Concession speech review: Huck up, Mitt down

Almost anybody can be a gracious winner. The true mettle of a competitor shines through when you're less windshield, more bug. When you've lost a close and possibly pivotal battle, it's important not to come off -- for example -- as the petulant heir to an automobile fortune whose sense of entitlement comes glowering through his pie-hole.

For example.

Listening to Mitt Romney concede is like watching a sewer pipe overflow, and trying to defend his performance is like trying to say the sewer pipe was complimenting the rain on a hard-fought victory. Not every Republican candidate was like this, though. Some of them were downright likable, though, including:

The Huckster: A-.
Affable and off-the-cuff, Huckabee addressed supporters with just the right blend of aw-shucks and we'll-get-'em-next-time. Responding extemporaneously, Huck played off his supporters and managed to seem a likable, good-humored chap even to a guy who agrees with him minimally on the issues. (Though earlier in the contest on a few occasions, he's expressed more-or-less open disdain for Romney, albeit in funny ways). One of the TV talking heads floated the possibility of Huck staying in the race just to siphon evangelical votes from Mitt. Meeeeeeow.

Rudy: B.
Rudy pointed out that he had run a clean campaign, neglecting to mention that no one gets into attack ad battles with the guy who doesn't sniff a delegate. He waxed rhapsodic about America, and values, and words, and more words, and he smiled and I changed the channel because a more horrifying smile does not exist outside of an on-fire wax museum. Prior to this, though, he warmed our hearts by thanking whichever wife he's on now.

Ron Paul: C.
Paul's concession speech wasn't even aired by CNN as far as I could see, despite the fact that his robust vote totals outpaced Fred Thompson and Duncan Hunter -- and not just because both of them have withdrawn from the race. The Trilateral Commission or Bilderberg Group must be behind this censorship somehow. I give him a "C" because a "C" means average, and his electoral performance is about par for the course in terms of what I expect. Actually, my not having to watch Ron Paul probably means I should give him an A.

Mitt Romney: F.
Mitt Romney could have come across as less likable, possibly, if he had spit on a photo of John McCain in uniform. Preening and cocksure, he didn't congratulate his main opponent so much as use free airtime to rip him. Mitt also had his Dan Quayle moment, noting that American jobs are under attack "from countries like Asia and India."
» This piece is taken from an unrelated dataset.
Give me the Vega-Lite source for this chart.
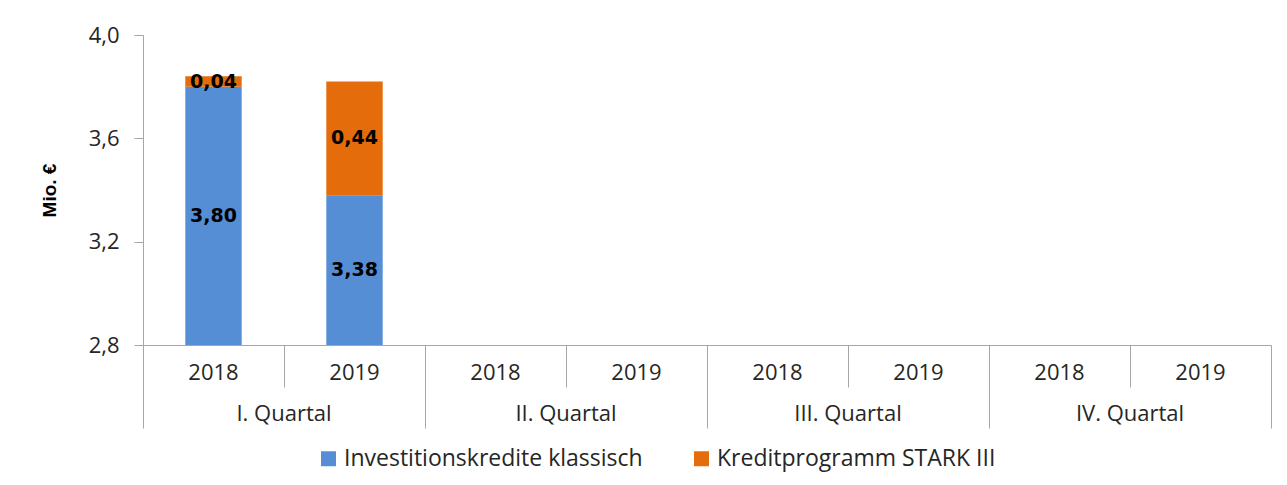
{
  "$schema": "https://vega.github.io/schema/vega-lite/v6.json",
  "width": 1128,
  "height": 310,
  "autosize": "none",
  "padding": {"left": 143, "top": 35, "right": 16, "bottom": 140},
  "background": "white",
  "config": {"view": {"stroke": null}, "font": "Open Sans"},
  "data": {
    "values": [
      {"Quartal": "I. Quartal", "Jahr": "2018", "Periode": "I. Quartal 2018", "Serie": "Investitionskredite klassisch", "Wert": 3.80},
      {"Quartal": "I. Quartal", "Jahr": "2018", "Periode": "I. Quartal 2018", "Serie": "Kreditprogramm STARK III", "Wert": 0.04},
      {"Quartal": "I. Quartal", "Jahr": "2019", "Periode": "I. Quartal 2019", "Serie": "Investitionskredite klassisch", "Wert": 3.38},
      {"Quartal": "I. Quartal", "Jahr": "2019", "Periode": "I. Quartal 2019", "Serie": "Kreditprogramm STARK III", "Wert": 0.44}
    ]
  },
  "transform": [
    {"stack": "Wert", "groupby": ["Periode"], "sort": [{"field": "Serie", "order": "ascending"}], "as": ["y0", "y1"]},
    {"calculate": "(max(datum.y0, 2.8) + datum.y1) / 2", "as": "mid"},
    {"calculate": "replace(format(datum.Wert, '.2f'), '.', ',')", "as": "label"}
  ],
  "layer": [
    {
      "layer": [
        {
          "mark": {"type": "bar", "clip": true, "width": {"band": 0.4}},
          "encoding": {
            "x": {
              "field": "Periode", "type": "nominal",
              "scale": {"type": "band", "domain": ["I. Quartal 2018", "I. Quartal 2019", "II. Quartal 2018", "II. Quartal 2019", "III. Quartal 2018", "III. Quartal 2019", "IV. Quartal 2018", "IV. Quartal 2019"], "paddingInner": 0, "paddingOuter": 0},
              "axis": {"title": null, "labelExpr": "slice(datum.value, -4)", "labelAngle": 0, "bandPosition": 0, "labelOffset": 0, "tickSize": 42, "tickColor": "#A6A6A6", "domainColor": "#A6A6A6", "labelFont": "Open Sans", "labelFontSize": 22, "labelColor": "#262626", "labelPadding": -25}
            },
            "y": {
              "field": "y1", "type": "quantitative",
              "scale": {"domain": [2.8, 4.0], "zero": false, "nice": false},
              "axis": {"title": "Mio. €", "titleFont": "Liberation Sans", "titleFontWeight": "bold", "titleFontSize": 19, "titleColor": "black", "titlePadding": 29, "values": [2.8, 3.2, 3.6, 4.0], "labelExpr": "replace(format(datum.value, '.1f'), '.', ',')", "grid": false, "tickSize": 9, "labelPadding": 15, "labelFont": "Open Sans", "labelFontSize": 22, "labelColor": "#262626", "tickColor": "#A6A6A6", "domainColor": "#A6A6A6"}
            },
            "y2": {"field": "y0"},
            "color": {
              "field": "Serie", "type": "nominal",
              "scale": {"domain": ["Investitionskredite klassisch", "Kreditprogramm STARK III"], "range": ["#558ED5", "#E46C0A"]},
              "legend": {"orient": "none", "legendX": 174, "legendY": 412, "direction": "horizontal", "title": null, "symbolType": "square", "symbolSize": 225, "symbolStrokeWidth": 0, "labelFont": "Open Sans", "labelFontSize": 23, "labelColor": "#262626", "labelLimit": 400, "columnPadding": 47, "labelOffset": 4}
            }
          }
        },
        {
          "mark": {"type": "text", "font": "DejaVu Sans", "fontWeight": "bold", "fontSize": 19, "color": "black", "baseline": "middle"},
          "encoding": {
            "x": {"field": "Periode", "type": "nominal"},
            "y": {"field": "mid", "type": "quantitative"},
            "text": {"field": "label"}
          }
        }
      ]
    },
    {
      "mark": {"type": "point", "opacity": 0},
      "encoding": {
        "x": {
          "field": "Quartal", "type": "nominal",
          "scale": {"type": "band", "domain": ["I. Quartal", "II. Quartal", "III. Quartal", "IV. Quartal", " "], "range": [0, 1410], "paddingInner": 0, "paddingOuter": 0},
          "axis": {"title": null, "orient": "bottom", "domain": false, "labelAngle": 0, "bandPosition": 0, "labelOffset": 0, "tickSize": 83, "tickColor": "#A6A6A6", "labelFont": "Open Sans", "labelFontSize": 22, "labelColor": "#262626", "labelPadding": -25}
        },
        "y": {"field": "mid", "type": "quantitative"}
      }
    }
  ],
  "resolve": {"scale": {"x": "independent"}}
}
Then there was the creepy series where his followers kept repeating "They Haven't!" after Romney's "We've asked Washington to fix [issue]," as wooden a call-and-response as has been seen since the days of Vanilla Ice. This whole "I'm the outsider running for change" business is so tired, contrived and false coming from Protean Romney as to be nauseating.

Romney's worst moments were the shots at McCain where he tried to paint the Navy vet as a Washington insider, saying we need a President "who has actually had a job in the real economy." Let that sink in for a second.

Okay.

See.

Mitt Romney's dad owned the American Motor Corporation, so I'm not sure "inheriting a financial empire" really qualifies as "having a job in the real economy." John McCain was in the military. Later, he went to Washington.

Apparently, these are not real jobs in the real economy to Romney. It didn't help my perception of Mittens that McCain was gracious, praising Romney and his supporters, noting that McCain's margin of victory "isn't enough for me to brag about, or for you to despair."

As the coup de grace, Romney scolded people that dislike President Bush by saying that "it's thanks to him that we've been safe these last six years." With Mitt, you can never tell whether he actually means something like that or is just trying to triangulate. Either way, his spiel was a real channel-changer.